The Bharatiya Janata Party has fallen short of a majority on its own, but has the numbers with its National Democratic Alliance to form the next Indian government.
With all of India’s 640 million votes counted following a six-week-long election, the Bharatiya Janata Party (BJP), together with its National Democratic Alliance (NDA), has won a majority, despite a sharp reduction in their seat tally compared with the 2019 elections.
Incumbent Prime Minister Narendra Modi’s governing BJP won 240 seats, falling short of the 272-mark that indicates a majority in the Lok Sabha, the lower house of India’s parliament, which has 543 seats in total. With its allies, the BJP has still secured 293 seats to win.
The opposition INDIA alliance, led by Rahul Gandhi’s Indian National Congress (INC) party, won 232 seats, with the Congress winning 99 of those, increasing sharply from 2019, when the Congress won only 52 seats, and with its allies, in 91 constituencies.
This year’s election numbers contrast dramatically with the 2019 results when the BJP-led NDA won 353 seats, 303 of which were secured by the BJP alone.
The map below represents the 543 seats in India’s lower house of parliament. The winning party/alliance are shaded for each constituency.
Each hexagon represents one seat, so densely populated but geographically small constituencies are shown equally with large districts to better reflect the democratic power in parliament. The geographical map is shown below for reference.
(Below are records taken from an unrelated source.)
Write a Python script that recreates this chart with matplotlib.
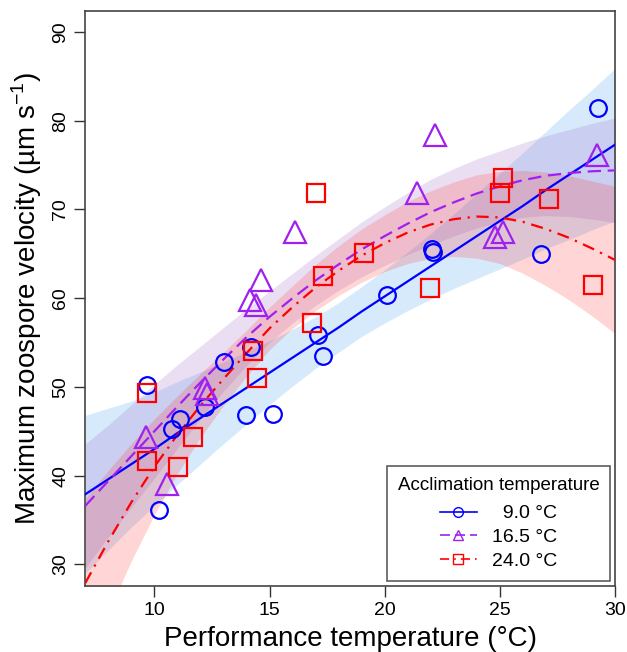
import numpy as np
import matplotlib
matplotlib.use('Agg')
import matplotlib.pyplot as plt
from matplotlib.lines import Line2D

plt.rcParams['font.family'] = ['Liberation Sans', 'DejaVu Sans']
plt.rcParams['mathtext.fontset'] = 'custom'
plt.rcParams['mathtext.rm'] = 'Liberation Sans'

x_9 = [29.26, 26.79, 22.05, 22.08, 20.1, 17.1, 17.32, 15.15, 13.98, 14.18,
       13.01, 12.21, 11.1, 10.77, 9.68, 10.22]
y_9 = [81.4, 65.0, 65.5, 65.2, 60.3, 55.8, 53.5, 46.9, 46.8, 54.5,
       52.8, 47.7, 46.4, 45.3, 50.2, 36.1]

x_16 = [29.2, 22.19, 21.4, 25.13, 24.79, 16.12, 14.64, 14.16, 14.41, 12.21,
        12.3, 9.65, 10.55]
y_16 = [76.1, 78.4, 71.9, 67.5, 66.9, 67.5, 62.0, 59.8, 59.2, 49.9,
        49.2, 44.4, 39.1]

x_24 = [17.03, 17.3, 19.08, 16.84, 25.12, 25.01, 27.14, 21.97, 29.06, 14.26,
        14.45, 9.68, 11.68, 9.68, 11.01]
y_24 = [71.8, 62.5, 65.05, 57.2, 73.5, 71.8, 71.2, 61.1, 61.5, 54.1,
        51.0, 49.3, 44.3, 41.6, 41.0]

# fitted curves and half-width of the 95% bands, read at each degree
curve_x = list(range(7, 31))
fit_9 = [37.9, 39.6, 41.3, 43.0, 44.8, 46.5, 48.2, 49.9, 51.6, 53.3, 55.0, 56.7,
         58.5, 60.2, 61.9, 63.6, 65.3, 67.0, 68.7, 70.4, 72.2, 73.9, 75.6, 77.3]
hw_9 = [8.9, 8.0, 7.1, 6.4, 5.8, 5.2, 4.6, 4.1, 3.6, 3.2, 2.9, 2.8,
        2.8, 3.0, 3.3, 3.7, 4.2, 4.8, 5.4, 6.0, 6.6, 7.3, 7.9, 8.6]
fit_16 = [36.6, 39.4, 42.2, 45.0, 47.8, 50.5, 53.1, 55.6, 57.9, 60.0, 62.0, 63.8,
          65.5, 67.0, 68.4, 69.7, 70.8, 71.8, 72.6, 73.3, 73.8, 74.1, 74.3, 74.4]
hw_16 = [7.0, 6.3, 5.8, 5.3, 4.7, 4.1, 3.6, 3.2, 2.9, 2.8, 2.8, 2.9,
         3.1, 3.3, 3.5, 3.7, 3.8, 3.9, 4.0, 4.2, 4.5, 4.9, 5.4, 5.9]
fit_24 = [27.9, 32.6, 37.0, 41.0, 44.6, 47.9, 50.9, 53.8, 56.6, 59.0, 61.2, 63.1,
          64.8, 66.2, 67.4, 68.3, 68.9, 69.2, 69.1, 68.6, 67.8, 66.8, 65.6, 64.3]
hw_24 = [9.5, 8.0, 6.6, 5.4, 4.4, 3.6, 3.0, 2.6, 2.4, 2.4, 2.6, 2.8,
         3.0, 3.2, 3.5, 3.8, 4.2, 4.7, 5.2, 5.8, 6.4, 7.0, 7.6, 8.3]

labels = ['\u20079.0 °C', '16.5 °C', '24.0 °C']
colors = ['#0000ff', '#a020f0', '#ff0000']
band_colors = ['#3a9af0', '#9a60c0', '#ff3030']
markers = ['o', '^', 's']
styles = ['-', (0, (6, 3)), (0, (5.5, 3, 1, 3))]
msizes = [12, 16, 13]

fig = plt.figure(figsize=(6.27, 6.52), dpi=100)
ax = fig.add_axes([0.136, 0.1017, 0.845, 0.882])

groups = [(x_9, y_9), (x_16, y_16), (x_24, y_24)]
fits = [(fit_9, hw_9), (fit_16, hw_16), (fit_24, hw_24)]

for i, (fit, hw) in enumerate(fits):
    fit = np.array(fit)
    hw = np.array(hw)
    ax.fill_between(curve_x, fit - hw, fit + hw, color=band_colors[i],
                    alpha=0.2, linewidth=0, zorder=1)
    ax.plot(curve_x, fit, color=colors[i], linestyle=styles[i], linewidth=1.6, zorder=3)

for i, (gx, gy) in enumerate(groups):
    ax.plot(gx, gy, linestyle='none', marker=markers[i], markersize=msizes[i],
            markerfacecolor='none', markeredgecolor=colors[i],
            markeredgewidth=1.6, zorder=4)

ax.set_xlim(7, 30)
ax.set_ylim(27.6, 92.4)
ax.set_xticks([10, 15, 20, 25, 30])
ax.set_yticks([30, 40, 50, 60, 70, 80, 90])
ax.tick_params(direction='out', length=8, width=1, colors='#333333',
               labelcolor='black', labelsize=14)
plt.setp(ax.get_yticklabels(), rotation=90, va='center')
for sp in ax.spines.values():
    sp.set_color('#444444')
    sp.set_linewidth(1.2)

ax.set_xlabel('Performance temperature (°C)', fontsize=20, labelpad=5)
ax.set_ylabel('Maximum zoospore velocity (µm s$^{-1}$)', fontsize=20, labelpad=6)

handles = [Line2D([], [], color=colors[i], linestyle=styles[i], marker=markers[i],
                  markersize=7, markerfacecolor='none', linewidth=1.2)
           for i in range(3)]
leg = ax.legend(handles, labels, title='Acclimation temperature', loc='lower right',
                fontsize=14, title_fontsize=13.5, frameon=True, fancybox=False,
                edgecolor='#333333', handlelength=1.9, borderaxespad=0.25,
                labelspacing=0.32, borderpad=0.55, handletextpad=0.8)
leg.get_frame().set_linewidth(1.2)
leg._legend_box.sep = 8

fig.savefig('out.png', dpi=100)
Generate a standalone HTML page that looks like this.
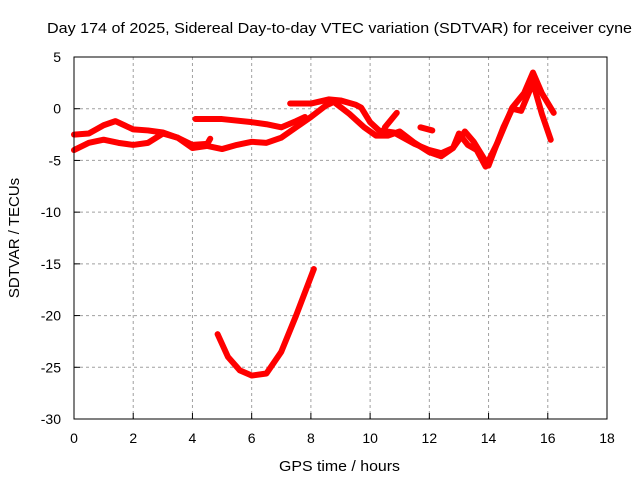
<!DOCTYPE html>
<html><head><meta charset="utf-8"><style>
body{margin:0;background:#fff}
svg{display:block;font-family:"Liberation Sans",sans-serif}
</style></head><body>
<svg id="chart" width="640" height="480">
<text x="47" y="33" font-size="15" textLength="585" lengthAdjust="spacingAndGlyphs">Day 174 of 2025, Sidereal Day-to-day VTEC variation (SDTVAR) for receiver cyne</text>
<text x="279" y="471" font-size="15" textLength="121" lengthAdjust="spacingAndGlyphs">GPS time / hours</text>
<text transform="translate(19,238) rotate(-90)" font-size="15" text-anchor="middle">SDTVAR / TECUs</text>
<g id="grid"></g><g id="ticks"></g><g id="series"></g>
<rect x="74" y="57" width="533" height="362" fill="none" stroke="#000" stroke-width="1"/>
</svg>
<script>
const xTicks=[0,2,4,6,8,10,12,14,16,18];
const yTicks=[5,0,-5,-10,-15,-20,-25,-30];
const trackLowerLeftH=[0,0.5,1,1.5,2,2.5,3,3.5,4,4.5,5,5.5,6,6.5,7,7.5,8,8.5,8.8];
const trackLowerLeftV=[-4.0,-3.3,-3.0,-3.3,-3.5,-3.3,-2.4,-2.8,-3.8,-3.6,-3.9,-3.5,-3.2,-3.3,-2.8,-1.8,-0.8,0.3,0.7];
const trackUpperLeftH=[0,0.5,1,1.4,2,2.5,3,3.5,4,4.5,4.6];
const trackUpperLeftV=[-2.5,-2.4,-1.6,-1.2,-2.0,-2.1,-2.3,-2.8,-3.5,-3.4,-2.9];
const trackMidH=[4.1,5,6,6.5,7,7.5,7.8];
const trackMidV=[-1.0,-1.0,-1.3,-1.5,-1.8,-1.2,-0.8];
const trackRightH=[7.3,8,8.6,9,9.5,9.7,10,10.3,10.8,11.5,12,12.4,12.8,13.0,13.3,13.6,13.9,14.3,14.8,15.2,15.5,15.8,16.2];
const trackRightV=[0.5,0.5,0.9,0.8,0.4,0.1,-1.3,-2.1,-2.3,-3.4,-4.0,-4.3,-3.8,-2.4,-3.5,-4.0,-5.6,-3.3,0.1,1.5,3.5,1.5,-0.4];
const trackRight2H=[8.8,9.3,9.8,10.2,10.6,11.0,11.5,12.0,12.4,12.8,13.2,13.5,13.8,14.0,14.2,14.5,14.8,15.1,15.5,15.8,16.1];
const trackRight2V=[0.6,-0.5,-1.8,-2.6,-2.6,-2.2,-3.3,-4.2,-4.6,-3.8,-2.2,-3.2,-4.6,-5.5,-4.0,-1.8,0.0,-0.2,2.5,-0.5,-3.0];
const spurAH=[10.5,10.9];const spurAV=[-1.8,-0.4];
const spurBH=[11.7,12.1];const spurBV=[-1.8,-2.1];
const dipH=[4.85,5.2,5.6,6.0,6.5,7.0,7.5,8.1];
const dipV=[-21.8,-24.0,-25.3,-25.8,-25.6,-23.5,-20.0,-15.5];
const X=h=>74+h*(533/18);
const Y=v=>57+(5-v)*(362/35);
const NS="http://www.w3.org/2000/svg";
const g=document.getElementById('grid'),t=document.getElementById('ticks'),s=document.getElementById('series');
function mk(tag,at,parent){const e=document.createElementNS(NS,tag);for(const k in at)e.setAttribute(k,at[k]);parent.appendChild(e);return e;}
xTicks.forEach(h=>{
 if(h>0&&h<18){const l=mk('line',{x1:X(h),x2:X(h),y1:57,y2:419,stroke:'#a0a0a0','stroke-dasharray':'3,3'},g);
 
 }
 const tk=mk('line',{x1:X(h),x2:X(h),y1:419,y2:413,stroke:'#000'},t);
 
 
 const tx=mk('text',{x:X(h),y:443,'font-size':14,'text-anchor':'middle'},t);tx.textContent=h;
 
 
});
yTicks.forEach(v=>{
 if(v<5&&v>-30){const l=mk('line',{x1:74,x2:607,y1:Y(v),y2:Y(v),stroke:'#a0a0a0','stroke-dasharray':'3,3'},g);
 
 }
 const tk=mk('line',{x1:74,x2:80,y1:Y(v),y2:Y(v),stroke:'#000'},t);
 
 
 const tx=mk('text',{x:61,y:Y(v)+5,'font-size':14,'text-anchor':'end'},t);tx.textContent=v;
 
 
});
[[trackLowerLeftH,trackLowerLeftV,'track-lower-left'],[trackUpperLeftH,trackUpperLeftV,'track-upper-left'],[trackMidH,trackMidV,'track-mid'],[trackRightH,trackRightV,'track-right'],[trackRight2H,trackRight2V,'track-right-2'],[spurAH,spurAV,'spur-a'],[spurBH,spurBV,'spur-b'],[dipH,dipV,'track-dip']].forEach(([hs,vs,n])=>{
 const p=mk('polyline',{points:hs.map((h,i)=>X(h)+','+Y(vs[i])).join(' '),fill:'none',stroke:'#ff0000','stroke-width':6,'stroke-linejoin':'round','stroke-linecap':'round'},s);
 
 
});
</script>
</body></html>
Uttar Pradesh (UP), a state governed by the BJP since 2017, has a total of 80 parliamentary constituencies and is India’s most populous state with more than 240 million people. As such, it holds the key to determining who governs in New Delhi. Moreover, both Modi and Gandhi contested elections from different constituencies in the state.
In 2019, the NDA won 64 seats from the state, of which the BJP alone grabbed 62. The Congress won only one seat, the Bahujan Samaj Party (BSP) won 10 and the Samajwadi Party (SP) got five.
But the 2024 outcome looks very different. The SP won 37 seats and the Congress six – totalling 43 for the INDIA alliance.
The BJP won 33 seats, while its allies secured three seats in UP. Most stunningly, the BJP lost in the Faizabad constituency, which is home to the Ram temple in Ayodhya, which Modi consecrated in January. The temple – built on the ruins of the Babri mosque, which was demolished by a Hindu mob in 1992 – was a centrepiece of the BJP’s campaign.
The BJP and its allies suffered big losses in the western state of Maharashtra as the Congress and its partners made key gains.
The INDIA alliance – which includes the Congress, as well as splintered groups of Shiv Sena and the Nationalist Congress Party (NCP) – won 30 of the state’s 48 seats. The Congress alone won 13 seats, while the BJP won nine.
Prime Minister Narendra Modi’s BJP and its right-wing predecessors have grown from political obscurity to dominating India’s parliament.
The BJP, which first came to power with a coalition government for just 13 days in 1996, subsequently ruled from 1998 to 2004.
But in 2004, it suffered a shock loss to a Congress-led coalition. The Congress – which had governed India for all but five years from independence until 1996 – ruled from 2004 to 2014 with its allies, under Prime Minister Manmohan Singh.
Then, in 2014, Modi and the BJP won a massive mandate to come to power. They improved their numbers in 2019.
Yet, other numbers slid in this period. Over the past decade under a majority BJP government, India has fallen on several democratic indices amid accusations of a crackdown on dissent, political opposition and media. Modi did not address any news conferences in the last decade as a prime minister.